WHAT IS ASKED: From the first line of the data below through the line bearing "import plotly.graph_objects as go", reproduce each line exactly; do not include pictures.

SUPPLIED INFORMATION:
┏━━
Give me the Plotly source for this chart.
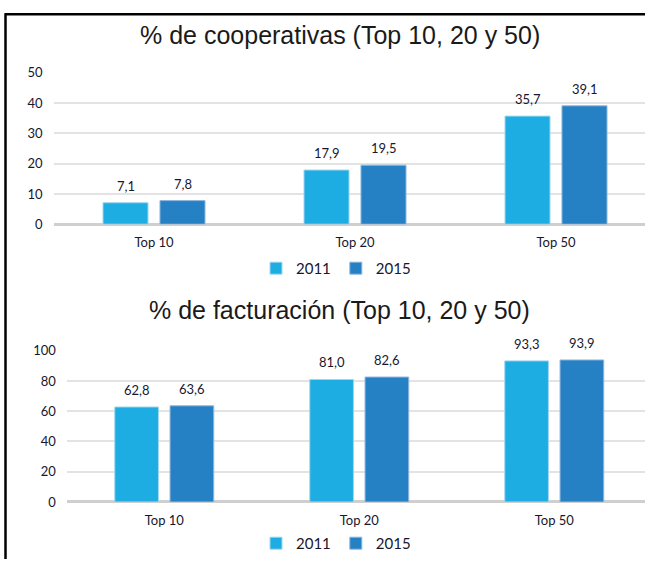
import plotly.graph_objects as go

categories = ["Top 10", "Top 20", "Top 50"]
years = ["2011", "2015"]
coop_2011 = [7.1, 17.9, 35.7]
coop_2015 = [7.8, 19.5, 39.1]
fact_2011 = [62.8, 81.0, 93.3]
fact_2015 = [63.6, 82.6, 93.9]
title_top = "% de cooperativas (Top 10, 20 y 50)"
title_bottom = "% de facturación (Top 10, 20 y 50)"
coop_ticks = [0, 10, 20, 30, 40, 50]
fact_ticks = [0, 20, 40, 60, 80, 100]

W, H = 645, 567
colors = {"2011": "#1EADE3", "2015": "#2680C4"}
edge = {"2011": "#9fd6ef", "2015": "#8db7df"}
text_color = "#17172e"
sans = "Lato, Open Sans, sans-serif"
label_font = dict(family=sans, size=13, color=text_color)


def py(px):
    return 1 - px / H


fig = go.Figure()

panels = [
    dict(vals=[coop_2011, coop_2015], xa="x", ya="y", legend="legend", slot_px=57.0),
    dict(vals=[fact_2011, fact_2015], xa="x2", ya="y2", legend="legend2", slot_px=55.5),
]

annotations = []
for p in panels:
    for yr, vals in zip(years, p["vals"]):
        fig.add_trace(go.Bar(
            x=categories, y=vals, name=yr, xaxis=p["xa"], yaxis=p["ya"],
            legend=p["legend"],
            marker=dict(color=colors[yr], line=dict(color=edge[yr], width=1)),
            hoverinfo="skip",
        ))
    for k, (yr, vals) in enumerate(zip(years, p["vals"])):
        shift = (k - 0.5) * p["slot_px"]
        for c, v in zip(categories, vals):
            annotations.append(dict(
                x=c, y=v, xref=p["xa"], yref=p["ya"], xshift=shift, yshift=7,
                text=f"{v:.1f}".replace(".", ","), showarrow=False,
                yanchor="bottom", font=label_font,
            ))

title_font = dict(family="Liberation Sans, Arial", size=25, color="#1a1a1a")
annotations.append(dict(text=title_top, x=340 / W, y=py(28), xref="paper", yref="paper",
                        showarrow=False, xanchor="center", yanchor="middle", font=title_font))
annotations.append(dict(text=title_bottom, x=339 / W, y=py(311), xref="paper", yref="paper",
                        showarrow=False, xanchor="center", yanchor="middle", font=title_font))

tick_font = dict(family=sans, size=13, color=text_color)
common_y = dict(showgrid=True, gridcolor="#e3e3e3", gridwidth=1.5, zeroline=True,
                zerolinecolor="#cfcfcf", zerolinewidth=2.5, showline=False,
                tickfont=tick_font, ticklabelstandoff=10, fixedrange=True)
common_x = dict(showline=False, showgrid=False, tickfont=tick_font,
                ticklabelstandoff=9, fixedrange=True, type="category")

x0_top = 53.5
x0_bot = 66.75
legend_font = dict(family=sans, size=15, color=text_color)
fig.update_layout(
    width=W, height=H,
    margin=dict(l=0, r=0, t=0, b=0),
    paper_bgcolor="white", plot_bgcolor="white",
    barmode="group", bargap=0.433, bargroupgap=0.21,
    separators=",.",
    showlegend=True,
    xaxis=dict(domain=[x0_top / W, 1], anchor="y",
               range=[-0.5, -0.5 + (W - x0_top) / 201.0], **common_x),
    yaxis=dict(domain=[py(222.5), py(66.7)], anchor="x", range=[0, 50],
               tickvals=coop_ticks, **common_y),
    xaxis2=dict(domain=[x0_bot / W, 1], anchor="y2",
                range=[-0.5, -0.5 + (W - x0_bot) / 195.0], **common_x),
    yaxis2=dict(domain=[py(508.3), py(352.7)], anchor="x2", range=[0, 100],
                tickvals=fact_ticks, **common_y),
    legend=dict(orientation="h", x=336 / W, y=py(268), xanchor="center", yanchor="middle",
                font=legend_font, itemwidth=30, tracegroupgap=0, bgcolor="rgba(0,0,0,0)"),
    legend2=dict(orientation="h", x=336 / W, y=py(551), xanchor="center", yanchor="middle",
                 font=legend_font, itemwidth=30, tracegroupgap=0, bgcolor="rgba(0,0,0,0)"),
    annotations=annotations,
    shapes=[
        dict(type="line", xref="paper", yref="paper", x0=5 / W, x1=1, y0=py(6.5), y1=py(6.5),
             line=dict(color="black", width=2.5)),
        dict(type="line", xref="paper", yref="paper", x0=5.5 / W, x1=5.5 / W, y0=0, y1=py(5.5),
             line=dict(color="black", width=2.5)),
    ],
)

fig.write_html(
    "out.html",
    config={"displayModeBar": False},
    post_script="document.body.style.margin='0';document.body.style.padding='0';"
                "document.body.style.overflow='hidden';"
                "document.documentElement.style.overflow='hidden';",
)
┗━━
EXERCISE RESULT:
Give me the Plotly source for this chart.
import plotly.graph_objects as go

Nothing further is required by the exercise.